# Blue African Cichlids



## Ohio Cichlid Lover (Feb 27, 2012)

I am almost done restoring a 75 gallon tank I bought at a garage sale. When I am done I am thinking about making it an African Cichlid tank. My favorite color is blue. I would really like to stock it with some nicely colored blue african cichlids. I especially like the coloration of the Blue Johannis and Frontosa's...although I'm not sure they are compatible. Can anyone give me any ideas on which blue colored species would be compatible?

Any suggestions will be appreciated

Van


----------



## Ohio Cichlid Lover (Feb 27, 2012)

I just read the African Cichlid Compatibility article. It says to be careful when keeping cichlids of the same coloration??? Any ideas???


----------



## DJRansome (Oct 29, 2005)

Yes, avoid look alikes. But you could have a solid blue, a striped blue and a barred blue. Frontosa need a 72" tank so skip those. Instead of Johannii go with Maingano...same coloring but both males and females are blue striped and a little less aggressive. 1m:7f of those.

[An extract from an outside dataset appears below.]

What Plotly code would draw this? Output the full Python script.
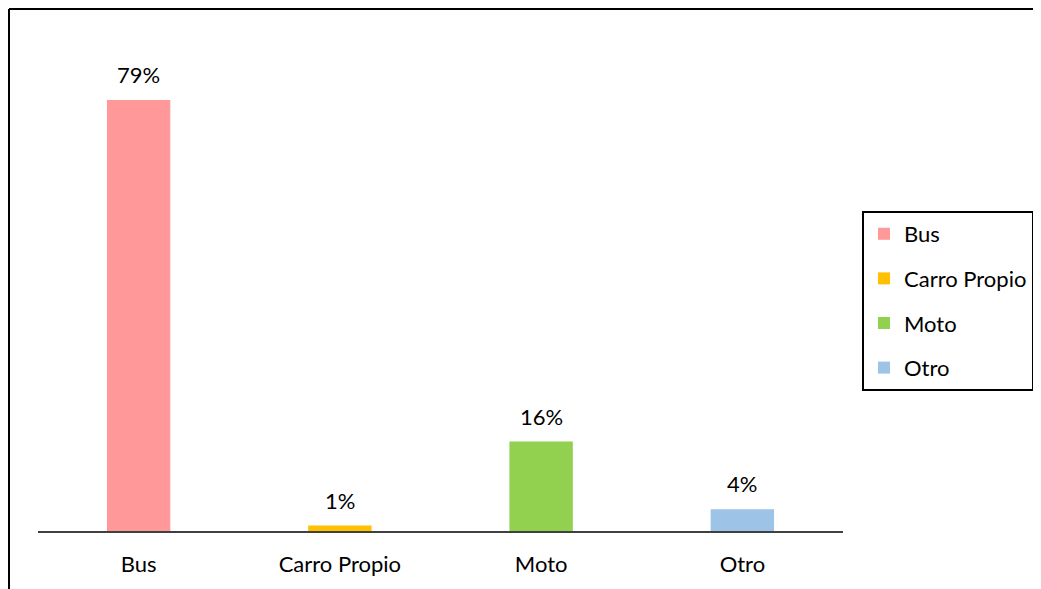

Demasoni have the same coloration as johannii, but the fish are barred, not striped. 15 of those. They require extra work, so make sure you know what you are getting in for.

Socolofi or acei for a solid, lighter blue. Or Metriaclima callainos. 1m:4f.


----------



## Ohio Cichlid Lover (Feb 27, 2012)

Thank you for the ideas. I see what you are getting at....nothing exactly alike.

Great Help!


----------



## Eskimette (Jun 7, 2012)

Where I am new to this I have to ask - what is the harm in getting anything too close in resemblance?


----------



## sandandrocks (Apr 3, 2012)

Eskimette said:


> Where I am new to this I have to ask - what is the harm in getting anything too close in resemblance?


Cichlids tend to be more aggressive towards other fish that look similar to them (hence the blue on blue look a like). Naturally they would duke it out to find a winner or the dominate one will continually chase the sub-dominate one until it dies.


----------



## Iggy Newcastle (May 15, 2012)

Eskimette said:


> Where I am new to this I have to ask - what is the harm in getting anything too close in resemblance?


Two species with similar patterns view each other as the same species. Since aggression is higher to conspecifics(own species), you run the risk of fish of different species fighting over mates/dominance/territory. The color of pattern is also important. A blue barred(vertical stripes) could be housed with a yellow barred fish with better success than another blue barred fish. Maingano and male johanni look very similar, with horizontal barring. You also risk cross breeding.


----------



## Eskimette (Jun 7, 2012)

Iggy Newcastle said:


> Eskimette said:
> 
> 
> > Where I am new to this I have to ask - what is the harm in getting anything too close in resemblance?
> ...


interesting-- this forum is teaching me so much more than what *** found on my own, thank you!


----------



## Ohio Cichlid Lover (Feb 27, 2012)

> interesting-- this forum is teaching me so much more than what I've found on my own, thank you!


Ditto


----------



## 7mm-08 (Jan 12, 2012)

If you like blue cichlids then it's hard to beat a male Sciaenochromis Fryeri.


----------



## Eskimette (Jun 7, 2012)

7mm-08 said:


> If you like blue cichlids then it's hard to beat a male Sciaenochromis Fryeri.


Absolutely gorgeous - I wish shops here carried them..


----------



## sooner74012 (Nov 6, 2007)

If you decide to go the demasoni route, a little advice...
I've kept demasoni for 7 years in a 75 gallon with yellow labs and red zebras. As was stated earlier in this thread, they are "special". So, be sure and do plenty of research on them. And, the statement about having 15 of them, is no joke. They are EXTREMELY aggressive fish. You MUST have no less than 12 and preferably 15-20 in a 75 gallon. If you wanted to add some variety, 4-6 labs or zebras would be ok. Personally, I wouldn't recommend ANY other species that has blue to be housed with them. I'm sure it can be done though. Also, if you go this route, you need to have lots of rockwork. Preferably from one end of the tank to the other end. Demasoni need lots of places to hide. The aggression must be spread out or within weeks, you will go from 12 demasoni to 1 demasoni. I had the same 15 fish for nearly 6 years. Then, I was in an accident and was unable to keep the tank as clean as it should be. In a matter of a few months while I was incapacitated, I lost 4 fish. My stock was down to 11 and then, before I could blink an eye it was down to 8. I had to immediately order another dozen juvies to add to the tank. Now, all is good again.

So, obviously, I love the nasty little guys or I wouldn't keep them for so long. But, like I said, be sure and do your reading and learn everything you can about them. Good luck!


----------



## Ohio Cichlid Lover (Feb 27, 2012)

Thanks for all your help. I see I have to put some thought into this if I'm going to attempt it.

Thank you

Van


----------